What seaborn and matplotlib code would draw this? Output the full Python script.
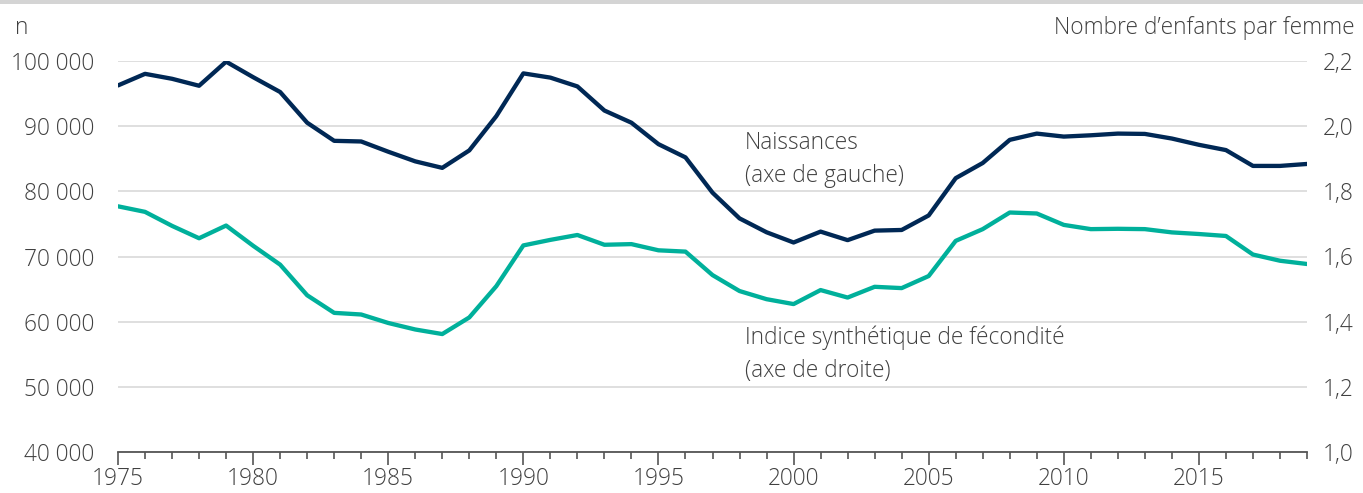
import matplotlib
matplotlib.use("Agg")
import matplotlib.pyplot as plt
import seaborn as sns
import pandas as pd
from matplotlib.ticker import MultipleLocator, FuncFormatter
from matplotlib.patches import Rectangle

years = list(range(1975, 2020))
naissances = [96250, 98030, 97270, 96200, 99900, 97520, 95240, 90530, 87750, 87650,
              86080, 84600, 83600, 86280, 91540, 98100, 97450, 96100, 92400, 90530,
              87240, 85210, 79800, 75850, 73720, 72150, 73820, 72510, 73970, 74070,
              76300, 82020, 84350, 87900, 88860, 88400, 88600, 88860, 88810, 88100,
              87140, 86330, 83900, 83900, 84200]
isf = [1.754, 1.737, 1.694, 1.656, 1.695, 1.633, 1.575, 1.481, 1.427, 1.422,
       1.396, 1.376, 1.362, 1.413, 1.509, 1.634, 1.651, 1.666, 1.636, 1.638,
       1.619, 1.615, 1.543, 1.494, 1.469, 1.454, 1.497, 1.474, 1.507, 1.503,
       1.540, 1.648, 1.684, 1.735, 1.732, 1.697, 1.684, 1.685, 1.684, 1.674,
       1.669, 1.663, 1.606, 1.587, 1.577]
left_ticks = [40000, 50000, 60000, 70000, 80000, 90000, 100000]
right_ticks = [1.0, 1.2, 1.4, 1.6, 1.8, 2.0, 2.2]
x_ticks = [1975, 1980, 1985, 1990, 1995, 2000, 2005, 2010, 2015]

df = pd.DataFrame({"annee": years, "naissances": naissances, "isf": isf})

sns.set_theme(style="white")
plt.rcParams["font.family"] = ["Open Sans", "DejaVu Sans"]
plt.rcParams["font.weight"] = "light"

TXT = "#404040"
NAVY = "#002855"
TEAL = "#00b09b"
FS = 16.3

fig = plt.figure(figsize=(13.63, 4.93), dpi=100)
ax = fig.add_axes([118/1363, 41/493, (1307-118)/1363, (452-61)/493])
ax2 = ax.twinx()

sns.lineplot(data=df, x="annee", y="naissances", ax=ax, color=NAVY, linewidth=3.1, zorder=3)
sns.lineplot(data=df, x="annee", y="isf", ax=ax2, color=TEAL, linewidth=3.1, zorder=3)

ax.set_xlim(1975, 2019)
ax.set_ylim(40000, 100000)
ax2.set_ylim(1.0, 2.2)
ax.set_yticks(left_ticks)
ax2.set_yticks(right_ticks)
ax.set_xticks(x_ticks)
ax.xaxis.set_minor_locator(MultipleLocator(1))
ax.yaxis.set_major_formatter(FuncFormatter(lambda v, p: f"{int(v):,}".replace(",", " ")))
ax2.yaxis.set_major_formatter(FuncFormatter(lambda v, p: f"{v:.1f}".replace(".", ",")))

for a in (ax, ax2):
    for s in a.spines.values():
        s.set_visible(False)
    a.set_xlabel("")
    a.set_ylabel("")
ax.spines["bottom"].set_visible(True)
ax.spines["bottom"].set_color("#555555")
ax.spines["bottom"].set_linewidth(1.3)
ax.spines["bottom"].set_zorder(5)

ax.grid(axis="y", color="#dcdcdc", linewidth=1.3)
ax.set_axisbelow(True)
ax2.grid(False)

ax.tick_params(axis="x", which="major", direction="out", length=9, width=1.2, color="#555555",
               labelsize=FS, labelcolor=TXT, pad=2, bottom=True)
ax.tick_params(axis="x", which="minor", direction="out", length=5, width=1.2, color="#555555", bottom=True)
ax.tick_params(axis="y", length=0, labelsize=FS, labelcolor=TXT, pad=17)
ax2.tick_params(axis="y", length=0, labelsize=FS, labelcolor=TXT, pad=11)
for lbl in ax.get_xticklabels() + ax.get_yticklabels() + ax2.get_yticklabels():
    lbl.set_fontweight("light")

ax.text(1998.2, 84850, "Naissances\n(axe de gauche)", fontsize=FS, color=TXT,
        fontweight="light", va="center", ha="left", linespacing=1.5)
ax.text(1998.2, 55000, "Indice synthétique de fécondité\n(axe de droite)", fontsize=FS, color=TXT,
        fontweight="light", va="center", ha="left", linespacing=1.5)

fig.text(15/1363, 1 - 28/493, "n", fontsize=FS, color=TXT, fontweight="light", va="center", ha="left")
fig.text(1355/1363, 1 - 28/493, "Nombre d\u2019enfants par femme", fontsize=FS, color=TXT,
         fontweight="light", va="center", ha="right")

fig.add_artist(Rectangle((0, 1 - 3.5/493), 1, 3.5/493, transform=fig.transFigure,
                         facecolor="#d4d4d4", edgecolor="none"))

fig.savefig("out.png", dpi=100, facecolor="white")
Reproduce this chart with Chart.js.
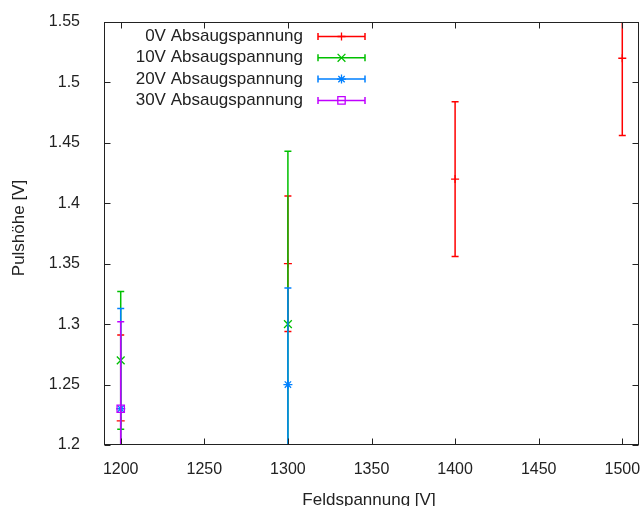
<!DOCTYPE html>
<html>
<head>
<meta charset="utf-8">
<script src="https://cdn.jsdelivr.net/npm/chart.js@4.4.0/dist/chart.umd.min.js"></script>
<style>
  html, body { margin:0; padding:0; background:#fff }
</style>
</head>
<body>
<canvas id="c" width="641" height="506"></canvas>
<script>
// Messpunkte: Feldspannung [V], Pulshöhe [V], Fehler [V]
const feld0  = [1200, 1300, 1400, 1500]
const puls0  = [1.22, 1.35, 1.42, 1.52]
const err0   = [0.071, 0.056, 0.064, 0.064]

const feld10 = [1200, 1300]
const puls10 = [1.27, 1.30]
const err10  = [0.057, 0.143]

const feld20 = [1200, 1300]
const puls20 = [1.23, 1.25]
const err20  = [0.083, 0.08]

const feld30 = [1200]
const puls30 = [1.23]
const err30  = [0.072]

const xTicks = [1200, 1250, 1300, 1350, 1400, 1450, 1500]
const yTicks = [1.2, 1.25, 1.3, 1.35, 1.4, 1.45, 1.5, 1.55]
const names  = ['0V Absaugspannung', '10V Absaugspannung', '20V Absaugspannung', '30V Absaugspannung']

const FONT = '"Liberation Sans", Arial, sans-serif'
const TXT = '#222'

function pts(xs, ys, es){ return xs.map((x,i)=>({ x, y: ys[i], err: es[i] })) }

function series(i, data, color, style, radius, order){
  return { label: names[i], data, borderColor: color, backgroundColor: 'rgba(0,0,0,0)',
    pointStyle: style, pointRadius: radius, pointBorderWidth: 1.3, showLine: false, order }
}

// vertical error bars with caps, drawn right before each dataset's markers
const errorBars = {
  id: 'errorBars',
  beforeDatasetDraw(chart, args){
    const ds = chart.data.datasets[args.index]
    const { ctx, chartArea: a, scales: { x, y } } = chart
    ctx.save()
    ctx.beginPath(); ctx.rect(a.left, a.top, a.right - a.left, a.bottom - a.top); ctx.clip()
    ctx.strokeStyle = ds.borderColor; ctx.lineWidth = 1.5
    ds.data.forEach(p => {
      const px = x.getPixelForValue(p.x)
      const hi = y.getPixelForValue(p.y + p.err), lo = y.getPixelForValue(p.y - p.err)
      ctx.beginPath()
      ctx.moveTo(px, hi); ctx.lineTo(px, lo)
      ctx.moveTo(px - 3.5, hi); ctx.lineTo(px + 3.5, hi)
      ctx.moveTo(px - 3.5, lo); ctx.lineTo(px + 3.5, lo)
      ctx.stroke()
    })
    ctx.restore()
  }
}

// gnuplot-like frame, inward ticks, key and axis titles
const frame = {
  id: 'frame',
  afterDraw(chart){
    const { ctx, chartArea: a, scales: { x, y } } = chart
    ctx.save()
    ctx.strokeStyle = TXT; ctx.lineWidth = 1
    const L = Math.round(a.left) + 0.5, R = Math.round(a.right) - 0.5
    const T = Math.round(a.top) + 0.5, B = Math.round(a.bottom) - 0.5
    ctx.strokeRect(L, T, R - L, B - T)
    ctx.beginPath()
    xTicks.forEach(v => {
      const px = Math.round(x.getPixelForValue(v)) + 0.5
      ctx.moveTo(px, B); ctx.lineTo(px, B - 6)
      ctx.moveTo(px, T); ctx.lineTo(px, T + 6)
    })
    yTicks.forEach(v => {
      const py = Math.round(y.getPixelForValue(v)) + 0.5
      ctx.moveTo(L, py); ctx.lineTo(L + 6, py)
      ctx.moveTo(R, py); ctx.lineTo(R - 6, py)
    })
    ctx.stroke()

    // key
    ctx.font = '17px ' + FONT
    ctx.textAlign = 'right'; ctx.textBaseline = 'middle'
    chart.data.datasets.forEach((ds, i) => {
      const ky = 36.5 + i * 21.3
      ctx.fillStyle = TXT
      ctx.fillText(ds.label, 303, ky)
      ctx.strokeStyle = ds.borderColor; ctx.lineWidth = 1.5
      ctx.beginPath()
      ctx.moveTo(318, ky); ctx.lineTo(365, ky)
      ctx.moveTo(318, ky - 3.5); ctx.lineTo(318, ky + 3.5)
      ctx.moveTo(365, ky - 3.5); ctx.lineTo(365, ky + 3.5)
      ctx.stroke()
      ctx.lineWidth = ds.pointBorderWidth
      ctx.fillStyle = 'rgba(0,0,0,0)'
      Chart.helpers.drawPoint(ctx, { pointStyle: ds.pointStyle, radius: ds.pointRadius, rotation: 0, borderWidth: ds.pointBorderWidth }, 341.5, ky)
    })

    // axis titles
    ctx.fillStyle = TXT
    ctx.font = '17px ' + FONT
    ctx.textAlign = 'center'; ctx.textBaseline = 'alphabetic'
    ctx.fillText('Feldspannung [V]', 369, 505)
    ctx.translate(24, 228)
    ctx.rotate(-Math.PI / 2)
    ctx.fillText('Pulshöhe [V]', 0, 0)
    ctx.restore()
  }
}

new Chart(document.getElementById('c'), {
  type: 'scatter',
  data: {
    datasets: [
      series(0, pts(feld0, puls0, err0),   '#ff0000', 'cross',    4,   4),
      series(1, pts(feld10, puls10, err10), '#00c000', 'crossRot', 5.5, 3),
      series(2, pts(feld20, puls20, err20), '#0080ff', 'star',     4.5, 2),
      series(3, pts(feld30, puls30, err30), '#c000ff', 'rect',     5.2, 1)
    ]
  },
  options: {
    responsive: false,
    animation: false,
    devicePixelRatio: 1,
    layout: { autoPadding: false, padding: { top: 22, right: 2, left: 0, bottom: 0 } },
    plugins: { legend: { display: false }, tooltip: { enabled: false } },
    scales: {
      x: {
        type: 'linear', min: 1190, max: 1510,
        afterBuildTicks: s => { s.ticks = xTicks.map(v => ({ value: v })) },
        afterFit: s => { s.height = 61; s.paddingLeft = 0; s.paddingRight = 0 },
        grid: { display: false }, border: { display: false },
        ticks: { color: TXT, font: { family: FONT, size: 16 }, padding: 7, maxRotation: 0, autoSkip: false,
          callback: v => String(v) }
      },
      y: {
        type: 'linear', min: 1.2, max: 1.55,
        afterBuildTicks: s => { s.ticks = yTicks.map(v => ({ value: v })) },
        afterFit: s => { s.width = 104; s.paddingTop = 0; s.paddingBottom = 0 },
        grid: { display: false }, border: { display: false },
        ticks: { color: TXT, font: { family: FONT, size: 16 }, padding: 16, autoSkip: false,
          callback: v => String(+v.toFixed(2)) }
      }
    }
  },
  plugins: [errorBars, frame]
})
</script>
</body>
</html>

THE PROBLEM: Find each line holding the string "script" and copy it out.

EXERCISE RESPONSE:
What seaborn and matplotlib code would draw this? Output the full Python script.
<script src="https://cdn.jsdelivr.net/npm/chart.js@4.4.0/dist/chart.umd.min.js"></script>
<script>
</script>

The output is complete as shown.